Special Issue
日本事務器 創業100周年に向けて描くシナリオ IoT、海外進出を見越した戦略を立案
2013/10/24 19:55
週刊BCN 2013年10月21日vol.1502掲載
オンプレミスとクラウドの両輪
NJCには、情報システムの基盤からアプリケーションソフトの開発・運用・保守までを一気通貫で提供する力がある。全国に営業・サービス拠点を設置しており、どこに所在するユーザー企業・団体にも、均一のサービスを提供することによって、全国区のSIerとしてのポジションを築いた。とくにヘルスケア、文教、食品製造、サービスの業種に強く、ヘルスケアでは病院だけでなく、介護施設や健診機関までをカバーし、ほぼすべての業務を支援できるITソリューションを揃えている。
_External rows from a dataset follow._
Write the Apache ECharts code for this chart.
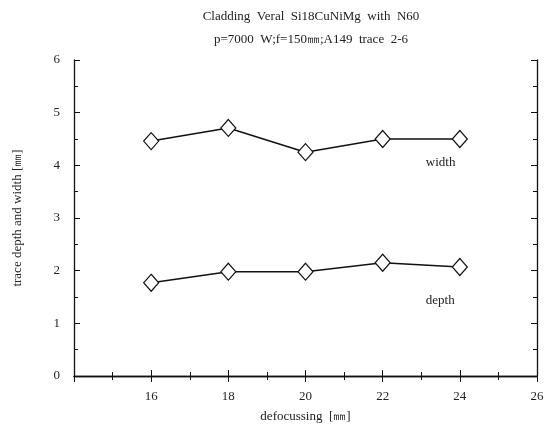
<!DOCTYPE html>
<html lang="en">
<head>
  <meta charset="UTF-8">
  <title>Cladding Veral Si18CuNiMg</title>
  <script src="https://cdn.jsdelivr.net/npm/echarts@6/dist/echarts.min.js"></script>
</head>
<body style="margin:0;background:#fff">
<div id="chart" style="width: 552px; height: 430px"></div>
<script>
  // defocussing [mm]
  const defocus = [16, 18, 20, 22, 24];
  const widthVals = [4.46, 4.71, 4.25, 4.5, 4.5];
  const depthVals = [1.77, 1.98, 1.98, 2.15, 2.07];

  const font = "'Liberation Serif', 'DejaVu Serif', serif";

  function axisStyle(showLabel, fmt) {
    return {
      axisLine: { show: true, lineStyle: { color: '#111', width: 1.3 } },
      axisTick: { show: true, inside: true, length: 6, lineStyle: { color: '#111' } },
      minorTick: { show: true, splitNumber: 2, length: 4, lineStyle: { color: '#111' } },
      splitLine: { show: false },
      axisLabel: { show: showLabel, color: '#222', fontFamily: font, fontSize: 13, margin: 14, formatter: fmt }
    };
  }

  const chart = echarts.init(document.getElementById('chart'));
  chart.setOption({
    animation: false,
    title: {
      text: 'Cladding  Veral  Si18CuNiMg  with  N60',
      subtext: 'p=7000  W;f=150㎜;A149  trace  2-6',
      left: 306,
      textAlign: 'center',
      top: 5,
      itemGap: 10,
      textStyle: { fontFamily: font, fontSize: 13, fontWeight: 'normal', color: '#222' },
      subtextStyle: { fontFamily: font, fontSize: 13, color: '#222' }
    },
    grid: { left: 74, right: 15, top: 60, bottom: 54 },
    xAxis: [
      Object.assign({
        type: 'value', min: 14, max: 26, interval: 2,
        name: 'defocussing  [㎜]', nameLocation: 'middle', nameGap: 34,
        nameTextStyle: { fontFamily: font, fontSize: 13, color: '#222' }
      }, axisStyle(true, v => v === 14 ? '' : v)),
      Object.assign({ type: 'value', position: 'top', min: 14, max: 26, interval: 2 }, axisStyle(false))
    ],
    yAxis: [
      Object.assign({
        type: 'value', min: 0, max: 6, interval: 1,
        name: 'trace depth and width [㎜]', nameLocation: 'middle', nameGap: 50,
        nameTextStyle: { fontFamily: font, fontSize: 13, color: '#222' }
      }, axisStyle(true)),
      Object.assign({ type: 'value', position: 'right', min: 0, max: 6, interval: 1 }, axisStyle(false))
    ],
    series: [
      {
        name: 'width', type: 'line',
        data: defocus.map((x, i) => [x, widthVals[i]]),
        symbol: 'diamond', symbolSize: [15, 17],
        itemStyle: { color: '#fff', borderColor: '#111', borderWidth: 1.2 },
        lineStyle: { color: '#111', width: 1.5 },
        endLabel: { show: true, formatter: 'width', offset: [-42, 24], fontFamily: font, fontSize: 13, color: '#222' }
      },
      {
        name: 'depth', type: 'line',
        data: defocus.map((x, i) => [x, depthVals[i]]),
        symbol: 'diamond', symbolSize: [15, 17],
        itemStyle: { color: '#fff', borderColor: '#111', borderWidth: 1.2 },
        lineStyle: { color: '#111', width: 1.5 },
        endLabel: { show: true, formatter: 'depth', offset: [-42, 34], fontFamily: font, fontSize: 13, color: '#222' }
      }
    ]
  });
</script>
</body>
</html>
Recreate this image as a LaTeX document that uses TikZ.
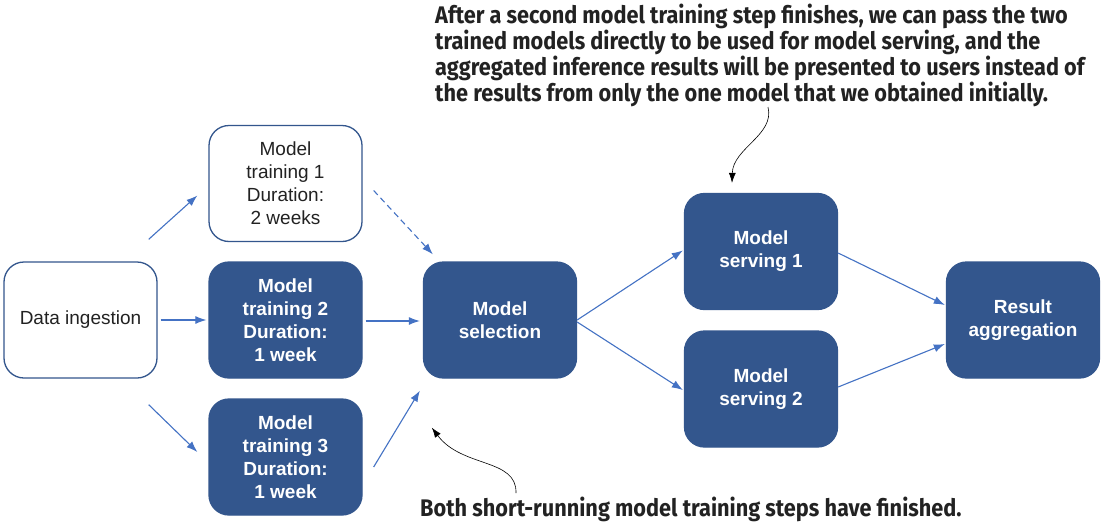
\documentclass[tikz,border=0pt]{standalone}
\usepackage{fontspec}
\setmainfont{Liberation Sans}
\newfontfamily\annfont[FakeStretch=0.905]{Fira Sans}
\usetikzlibrary{arrows.meta,calc}
\definecolor{boxblue}{RGB}{51,86,141}
\definecolor{arrblue}{RGB}{68,114,196}
\definecolor{txtgray}{RGB}{34,34,34}
\begin{document}
\begin{tikzpicture}[x=1pt,y=-1pt,
  basebox/.style={rounded corners=20pt, minimum width=153pt, minimum height=116pt,
    line width=1.3pt, align=center, inner sep=2pt},
  wbox/.style={basebox, draw=boxblue, fill=white, text=txtgray,
    font=\fontsize{19}{23}\selectfont},
  bbox/.style={basebox, draw=boxblue, fill=boxblue, text=white,
    font=\fontsize{19}{23}\selectfont\bfseries},
  arr/.style={draw=arrblue, line width=1.1pt, -{Latex[length=11pt,width=8pt]}},
  note/.style={draw=black, line width=0.6pt, -{Latex[length=10pt,width=7pt]}},
  anntext/.style={font=\fontsize{24}{26}\selectfont\annfont\bfseries, text=txtgray, inner sep=0pt, align=left}
]
\useasboundingbox (0,0) rectangle (1103,525);
\fill[white] (0,0) rectangle (1103,525);

\node[wbox] (din) at (80.5,320) {Data ingestion};
\node[wbox] (t1) at (285.5,183.5) {Model\\training 1\\Duration:\\2 weeks};
\node[bbox] (t2) at (285.5,320) {Model\\training 2\\Duration:\\1 week};
\node[bbox] (t3) at (285.5,457) {Model\\training 3\\Duration:\\1 week};
\node[bbox] (sel) at (500,320) {Model\\selection};
\node[bbox] (s1) at (761,251.5) {Model\\serving 1};
\node[bbox] (s2) at (761,389) {Model\\serving 2};
\node[bbox] (res) at (1023,320) {Result\\aggregation};

% connectors
\draw[arr] ([shift={(-9,-22)}]din.north east) -- ([shift={(-11,12)}]t1.west);
\draw[arr] ([shift={(3,0)}]din.east) -- ([shift={(-2,0)}]t2.west);
\draw[arr] ([shift={(-9,26)}]din.south east) -- ([shift={(-11,-5)}]t3.west);
\draw[arr,dashed,dash pattern=on 6pt off 4pt] ([shift={(11,7)}]t1.east) -- ([shift={(10,-7)}]sel.north west);
\draw[arr] ([shift={(3,1)}]t2.east) -- ([shift={(-3,1)}]sel.west);
\draw[arr] ([shift={(11,10)}]t3.east) -- ([shift={(-3,12)}]sel.south west);
\draw[arr] (sel.east) -- ([shift={(-1,-1)}]s1.west);
\draw[arr] ([shift={(0,2)}]sel.east) -- ([shift={(-1,1)}]s2.west);
\draw[arr] ([shift={(0,1.5)}]s1.east) -- ([shift={(-1,-15)}]res.west);
\draw[arr] ([shift={(0,-2)}]s2.east) -- ([shift={(-1,24)}]res.west);

% annotations
\node[anntext, anchor=north west] (ann1) at (435,4) {After a second model training step finishes, we can pass the two\\trained models directly to be used for model serving, and the\\aggregated inference results will be presented to users instead of\\the results from only the one model that we obtained initially.};
\node[anntext, anchor=base west] (ann2) at (420,516) {Both short-running model training steps have finished.};

\coordinate (c1) at (768,107);
\draw[note] (c1) .. controls (775,135) and (733,148) .. ([shift={(-29,-10)}]s1.north);
\coordinate (c2) at (516,493);
\draw[note] (c2) .. controls (517,458) and (462,468) .. ([shift={(9,49)}]sel.south west);
\end{tikzpicture}
\end{document}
6年ほど前にトップに就いた田中社長は、クラウドのビジネスポテンシャルを見抜いて、就任直後からクラウド事業を推進。今ではオンプレミス型システムに加えて、クラウド関連サービスも提供できる体制を築いた。
「90周年を迎える2014年のキーワードは『両輪』。クラウドというコンピュータの利用形態は合理的で、もっと普及する。今後もクラウド技術の習得には労を惜しまない。ただ、オンプレミス型システムのニーズもあり、今後もゼロにはならないだろう。長くお客様のシステムを開発・運用しているだけに、オンプレミス型システムの貴重なお客様の資産を引き続き守ることはNJCの責務。『オンプレミス型だけ』『クラウドだけ』ではなく、どちらも提供できることが当社の強みだ」と田中社長は話しており、両方のビジネスに対応することを基本方針にする考えを示している。
「IoT」に関連する技術を研究
NJCは、来年、創業90周年を迎えるが、田中社長はその先の姿をすでに構想し始めている。「2024年には創業100周年を迎える。まだ先の話だが、その時にどのような姿になっておくべきかを予想して、今から準備しておく必要がある。まだビジネスとして成り立っていなくても、10年先に主流になっている技術は、今から研究しておかなければならない」と田中社長はいう。田中社長が先の将来を見据えて研究テーマに挙げているのが、「IoT(Internet of Things)」だ。「IoT」とは、これまではネットワークにつながっていない(人・機器・情報を含めた)すべての「モノ」がネットワークにつながり、人を介さずに情報を受発信するという考え方。「これまでのITは、人が考えたことをデジタル化しただけに過ぎない。しかし、今後は違う。インターネット上で人やモノが入り混じって、ある秩序の元にやりとりするようになる」と田中社長は予測する。すべての「モノ」がつながる世界に向け新分野の研究を推進する計画だ。
このほかにも、データベース(DB)としてはみなされていなかったデータ(Unformatted data)の格納・分析方法、SDN(ソフトウェア・ディファインド・ネットワーク)やSDD(ソフトウェア・ディファインド・データセンター)など、IT機器・施設をソフトウェアベースで制御する技術、「Square」のような流通・小売業のビジネスモデルに革新を起こしているモバイル決済技術などに田中社長は高い関心を示し、必要となるサービスを新たなビジネスチャンスとして探り始めている。
ユーザーとの直接取引は不変
新たな技術の調査・研究とともに、NJCが長期視点で進めるもう一つのテーマが、グローバル対応だ。NJCは、47都道府県でビジネス展開する基盤を整えているが、海外展開はまだ調査研究段階。「私たちのお客様のなかでも海外に拠点を構えていて、海外拠点のITも面倒をみてほしいという要望を多くいただいているので、海外市場にはチャレンジする。国内で強い業種向けソリューションで海外でも通用するものを選りすぐって、扱っている他社製品もグローバルを視野に入れたものに徐々に変更する。来年度にしっかりと準備し、再来年度には本格的に取り組めるようにしたい」と田中社長は語っている。自社単独での展開にこだわるのではなく、必要であればM&Aすらも視野に入れ、果敢に取り組む方針。柔軟な考えでグローバルマーケットに挑もうとしている。「10年先にIT産業がどう変わっているか、お客様のニーズは何か、正直いって今の段階で明確な答えをもっているわけではない。NJCの強みは、お客様に直接会って要望を聞き出し、解決策を提案すること。このスタイルだけは、どんな時代であってもこだわる」と田中社長。エンドユーザーとの直接取引を90年もの間続けてきたことで得たノウハウと顧客基盤、そして新たなニーズに応えるための新技術をキャッチアップする俊敏性を重視する考えだ。創業100周年を迎える時には、今よりもさらに進化したNJCになっているはずだ。